Por Pedro Miguel. El problema no es que el cadáver de Michael Brown tenga vestigios de mariguana, como lo afirman las autoridades de Ferguson, Misuri, sino que tiene dos balazos en la cabeza. El problema no es que el joven negro tenga antecedentes penales o no los tenga, sino que tales antecedentes, reales o supuestos, han sido esgrimidos por la policía local como argumento exculpatorio del policía que lo mató.
El problema no es que Brown haya sido ejecutado a distancia, cuando intentaba rendirse, como lo indican los resultados de la segunda autopsia realizada por Michael Baden a petición de la familia del difunto, sino la versión oficial de que el victimario disparó sobre la víctima a corta distancia durante un forjeceo en el que el muchacho intentaba despojar de su arma al agente del orden.
El abuso policial, la extralimitación de un uniformado en sus labores, son cosas inevitables que ocurren y que seguirán ocurriendo en todas las corporaciones policiales del mundo. No hay exámenes de admisión ni protocolos de actuación ni leyes lo suficientemente estrictas para eliminar del todo la posibilidad que, de cuando en cuando, un policía actúe en forma indebida y viole los derechos humanos de la ciudadanía, incluso en el grado de asesinato.
Y como no hay manera de garantizar que hechos de esa naturaleza no ocurrirán nunca, con todo y sus secuelas dolorosas e indignantes, es necesario disponer, al interior de las corporaciones policiales y fuera de ellas, de mecanismos institucionales de investigación, procuración e impartición de justicia para asegurar que el abuso policial sea excepción y no regla, y que los empleados públicos encargados de hacer cumplir las leyes no se dediquen a violarlas en forma sistemática.
Si ante los primeros indicios de que un muchacho había sido asesinado sin motivo por un policía las autoridades de Ferguson hubiesen iniciado de inmediato el esclarecimiento de los hechos, si hubieran actuado con transparencia y no hubiesen intentado escamotear a la sociedad hasta el nombre del presunto culpable, esa localidad de Misuri de 20 mil habitantes no se habría visto sacudida por una rebelión sorda que ha dejado ya una estela de destrucción y heridas y que ha escalado hasta el punto de que el gobernador de Misuri ha debido establecer el toque de queda y movilizar a la Guardia Nacional para contener los desmanes.
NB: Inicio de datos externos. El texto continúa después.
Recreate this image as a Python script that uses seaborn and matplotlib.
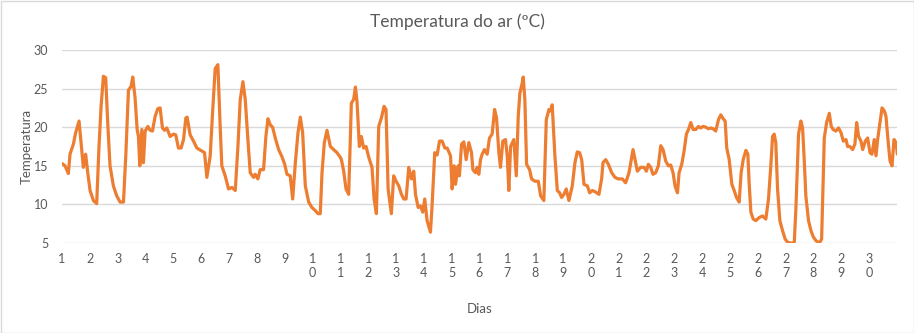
import matplotlib
matplotlib.use("Agg")
import matplotlib.pyplot as plt
import seaborn as sns
import pandas as pd
from matplotlib.patches import Rectangle

# hours since start of day 1, and air temperature (ºC)
horas = [
    0, 2.6, 5.5, 6.9, 9.8, 11.8, 14.7, 17.0, 18.4, 20.4, 22.2, 24.2, 27.1, 29.9, 31.9, 33.7,
    35.7, 37.7, 39.4, 41.4, 44.3, 47.2, 50.1, 53.0, 55.0, 57.3, 59.6, 61.0, 63.0, 64.8, 65.9,
    67.1, 68.8, 70.2, 71.7, 74.0, 76.0, 78.0, 80.3, 82.6, 84.6, 86.6, 88.4, 90.4, 93.2, 96.1,
    98.1, 100.4, 102.7, 104.8, 106.8, 107.9, 110.5, 113.4, 116.3,
    120.6, 122.9, 124.9, 127.8, 129.8, 132.1, 134.4, 136.4, 137.8, 140.7, 143.6, 146.5, 149.4,
    151.7, 153.7, 156.0, 158.0, 160.3, 162.3, 165.2, 166.6, 168.9, 170.9, 173.8, 175.8, 177.6,
    179.6, 181.6, 183.9, 186.8, 189.6, 192.0, 194.0, 196.8, 198.9, 201.2, 203.5, 205.5, 207.5,
    209.8, 212.7, 215.5, 218.4, 220.7, 222.7, 224.2, 226.2, 228.5, 231.4, 234.3, 237.1, 240.0,
    240.9, 242.9, 244.9, 247.2, 249.5, 251.5, 253.0, 254.4, 256.4, 258.1, 260.1, 262.2, 264.5,
    267.3, 269.1, 271.1, 273.1, 275.4, 277.7, 279.4, 281.2, 284.0, 286.0, 288.1, 290.4, 292.7,
    294.7, 296.7, 299.0, 301.3, 303.3, 304.8, 307.1, 309.1, 311.1, 312.8, 314.8, 317.7, 319.1,
    321.4, 323.5, 325.5, 327.8, 330.1, 332.1, 335.0, 336.4, 338.1, 339.3, 341.6, 342.7, 344.5,
    346.5, 348.5, 350.8, 353.1, 354.3, 356.6, 358.0, 359.4, 360.9,
    362.3, 364.3, 366.6, 368.6, 370.9, 373.0, 374.7, 376.7, 378.1, 380.1, 382.4, 383.9, 385.3,
    386.8, 389.6, 391.7, 393.4, 394.8, 396.8, 397.7, 399.1, 400.6, 403.2, 404.9, 407.8, 410.7,
    412.7, 415.5, 417.6, 419.9, 421.3, 422.7, 425.0, 427.1, 429.1, 430.8, 432.8, 434.8, 437.1,
    440.0, 442.3, 444.3, 446.3, 448.1, 450.1, 453.0, 455.0, 457.3, 460.2, 463.0, 465.3, 466.5,
    468.8, 471.1, 474.0, 476.8, 479.7,
    483.2, 486.0, 488.9, 490.4, 492.4, 494.1, 496.1, 499.0, 501.9, 503.9, 505.6, 507.6, 509.6,
    511.9, 514.2, 516.3, 518.3, 520.6, 522.9, 524.9, 526.9, 528.6, 530.7, 532.1, 534.4, 536.4,
    538.4, 540.2, 542.2, 544.2, 546.5, 548.8, 550.8, 552.8, 555.1, 557.4, 559.4, 561.4, 563.7,
    566.1, 568.1, 570.1, 571.8, 573.2, 575.3, 577.6, 579.6, 581.6, 583.9, 585.6, 587.4, 589.7,
    591.4, 592.5, 594.0, 596.0, 598.3,
    601.2, 604.0, 606.9, 609.2, 611.2, 612.7, 614.1, 615.5, 617.0, 619.0, 621.3, 623.6, 625.6,
    628.5, 631.4, 632.8, 635.1, 637.1, 638.6, 640.0, 641.4, 643.7, 645.8, 647.8, 650.1, 653.0,
    655.0, 657.3, 659.3, 661.6, 663.3, 665.0, 667.3, 669.6, 671.7, 673.7, 676.0, 677.4, 679.4,
    681.7, 683.7, 685.2, 686.9, 688.9, 690.4, 692.7, 694.7, 696.7, 698.4, 700.4, 701.9, 703.3,
    705.3, 707.1, 709.1, 710.5, 712.2, 714.0, 715.7, 717.4, 719.2, 720.3,
]
temperatura = [
    15.3, 15.0, 14.0, 16.5, 17.8, 19.3, 20.8, 17.0, 14.8, 16.5, 14.1, 11.8, 10.5, 10.1, 17.5, 22.7,
    26.6, 26.4, 20.6, 15.0, 12.4, 11.1, 10.3, 10.3, 16.3, 24.8, 25.3, 26.5, 23.8, 19.7, 18.8,
    15.0, 19.7, 15.4, 19.5, 20.1, 19.6, 19.5, 21.4, 22.4, 22.5, 19.9, 19.6, 19.9, 18.8, 19.1,
    19.0, 17.3, 17.3, 18.4, 21.2, 21.3, 19.0, 18.2, 17.3,
    16.9, 16.7, 13.5, 16.3, 21.8, 27.6, 28.1, 20.1, 15.0, 13.7, 12.0, 12.2, 11.8,
    17.5, 23.6, 25.9, 23.6, 18.4, 14.1, 13.5, 13.9, 13.3, 14.5, 14.5, 18.8, 21.1,
    20.3, 20.0, 18.6, 17.1, 16.2, 15.2, 13.9, 13.7, 10.7, 15.4, 19.3, 21.3, 19.3,
    12.4, 10.3, 9.6, 9.2, 8.8, 8.8, 14.1, 18.0, 19.6, 17.5, 17.1, 16.7, 16.1,
    15.8, 14.3, 12.0, 11.3, 23.1, 23.6, 25.2, 23.3, 17.5, 18.8, 17.3, 17.5, 16.1,
    14.8, 10.7, 8.8, 20.1, 21.2, 22.7, 22.3, 12.0, 8.8, 13.7, 13.0, 12.4, 11.3,
    10.7, 10.7, 14.8, 13.3, 14.3, 11.3, 9.6, 9.8, 9.0, 10.7, 7.9, 6.4, 9.8,
    16.7, 16.4, 18.2, 18.2, 17.3, 17.3, 16.3, 12.0, 15.0, 12.6, 15.0, 13.7, 17.8,
    18.1, 15.8, 18.0, 16.7, 14.5, 14.1, 14.8, 13.9, 15.8,
    16.5, 17.1, 16.5, 18.6, 19.1, 22.3, 21.2, 16.7, 14.8, 18.2, 18.4, 16.3, 11.8,
    17.5, 18.4, 13.7, 21.4, 24.4, 25.7, 26.5, 23.6, 15.2, 14.5, 13.3, 13.0, 13.0,
    11.1, 10.5, 21.0, 22.3, 22.1, 22.9, 16.3, 11.8, 11.5, 10.9, 11.3, 12.0, 10.5,
    12.4, 15.4, 16.8, 16.7, 15.8, 12.6, 12.4, 11.5, 11.8, 11.6, 11.3, 13.3, 15.4,
    15.8, 15.2, 14.1, 13.5, 13.3,
    13.3, 12.8, 14.1, 15.4, 17.1, 15.8, 14.3, 14.8, 14.8, 14.3, 15.2, 14.8, 13.9,
    14.1, 15.0, 17.6, 17.1, 15.6, 15.0, 15.1, 14.1, 12.4, 11.5, 14.1, 15.2, 16.9,
    19.1, 19.7, 20.6, 19.7, 19.7, 20.1, 19.9, 20.1, 20.0, 19.8, 19.9, 19.8, 19.5,
    21.0, 21.6, 21.1, 20.8, 17.3, 15.8, 12.6, 11.8, 10.9, 10.3, 14.1, 15.8, 17.0,
    16.5, 12.8, 9.0, 8.1, 7.9,
    8.3, 8.5, 8.1, 10.7, 15.0, 18.8, 19.1, 18.0, 12.0, 7.9, 6.6, 5.5, 5.1,
    5.0, 5.0, 9.4, 19.1, 20.8, 19.9, 15.8, 11.1, 7.9, 6.6, 5.8, 5.3, 5.0,
    5.5, 18.6, 20.6, 21.8, 20.1, 19.7, 19.5, 19.9, 19.3, 18.2, 18.4, 17.5, 17.5,
    17.1, 17.8, 20.6, 18.8, 18.2, 17.1, 18.2, 18.6, 16.7, 16.5, 18.4, 16.3, 18.4,
    20.6, 22.5, 22.1, 21.4, 18.4, 15.6, 15.0, 18.4, 18.0, 16.5,
]
dias = list(range(1, 31))
dias_labels = ["\n".join(str(d)) for d in dias]
y_ticks = [5, 10, 15, 20, 25, 30]

df = pd.DataFrame({"dia": [1 + h / 24 for h in horas], "temp": temperatura})

sns.set_style("white")
plt.rcParams["font.family"] = ["Lato", "DejaVu Sans"]

TXT = "#595959"
GRID = "#d9d9d9"
ORANGE = "#ED7D31"

fig = plt.figure(figsize=(9.14, 3.33), dpi=100)
ax = fig.add_axes([62 / 914, 1 - 243 / 333, (897 - 62) / 914, (243 - 50) / 333])

sns.lineplot(data=df, x="dia", y="temp", ax=ax, color=ORANGE, linewidth=2.3,
             estimator=None, sort=False, solid_joinstyle="round",
             solid_capstyle="round")

ax.set_xlim(1, 31)
ax.set_ylim(5, 30)
ax.set_yticks(y_ticks)
ax.set_yticklabels([str(v) for v in y_ticks])
ax.set_xticks(dias)
ax.set_xticklabels(dias_labels, linespacing=1.25)
ax.yaxis.grid(True, color=GRID, linewidth=1)
ax.xaxis.grid(False)
for s in ax.spines.values():
    s.set_visible(False)
ax.tick_params(axis="both", length=0, colors=TXT, labelsize=9)
ax.tick_params(axis="y", pad=10)
ax.tick_params(axis="x", pad=7)
for lbl in ax.get_xticklabels():
    lbl.set_verticalalignment("top")

ax.set_xlabel("Dias", color=TXT, fontsize=9.5, labelpad=0)
ax.xaxis.set_label_coords(0.5, -(309 - 243) / 193, transform=ax.transAxes)
ax.set_ylabel("Temperatura", color=TXT, fontsize=9.5)
ax.yaxis.set_label_coords((27 - 62) / 835, 0.5, transform=ax.transAxes)
ax.xaxis.label.set_verticalalignment("center")
ax.yaxis.label.set_verticalalignment("center")

fig.text(0.5, 1 - 22 / 333, "Temperatura do ar (ºC)", ha="center", va="center",
         color=TXT, fontsize=12.5)

fig.patches.append(Rectangle((0.5 / 914, 0.5 / 333), 1 - 1 / 914, 1 - 1 / 333,
                             transform=fig.transFigure, fill=False,
                             edgecolor=GRID, linewidth=1))

fig.savefig("out.png", dpi=100)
Simplemente, los familiares del difunto Michael Brown estarían viviendo días de duelo y desesperanza, el presunto culpable de su muerte, el policía Darren Wilson, estaría sujeto a un proceso penal por homicidio –y no, como ahora, en libertad y suspensión laboral con salario– y las calles de Ferguson estarían en paz.
Pero el cuerpo de Michael Brown tiene cuatro heridas de bala en el brazo, una más en el cuello y otras dos, las últimas, en la cara y en la cabeza, y la secuencia de las lesiones parece indicar que el muchacho, ya herido, sufrió dos tiros de gracia; es decir, que fue ejecutado por su agresor, y los superiores de éste han realizado todos los esfuerzos posibles por encubrirlo.
El problema de Ferguson no es un muchacho muerto a manos de la policía, sino la sucesión de muertos, lesionados, pateados y agredidos sin necesidad ni justificación reglamentaria por agentes del orden a lo largo y a lo ancho de Estados Unidos, así como la alta prevalencia de total impunidad en tales sucesos.
Y el problema de Ferguson no es nada más la impunidad, sino el hecho de que ésta se encuentre tan estrechamente asociada a una discriminación estructural. El que Michael Brown fuera negro y su agresor sea blanco no es, por sí mismo, indicativo de nada. Pero esas condiciones se inscriben en un patrón sistemático confirmado por la estadística. El problema no es una sociedad formada por blancos y negros –además de todas las otras categorías empleadas por el sistema racista estadunidense para clasificar a su población–, sino una sociedad que pone a sus integrantes blancos a trabajar en la policía y a sus negros, a operar en la delincuencia: de los 56 elementos policiales de la revuelta localidad de Misuri, sólo tres son negros. Pero a escala nacional dos de cada tres negros estadunidenses van a la cárcel en algún momento de su vida.
Y el problema no es únicamente la persistencia del racismo en Estados Unidos sino que el régimen político realice tantos esfuerzos por ocultar esa realidad –como los desplegados por las autoridades de Ferguson para engañar a la sociedad y para darle impunidad al presunto policía de la localidad–, incluso el de poner a un negro en la presidencia del país. Y ese pobre hombre, el señor presidente, tiene ahora el cadáver de Michael Brown sobre su escritorio de la oficinal oval y, evidentemente, no tiene la menor idea de qué hacer con él.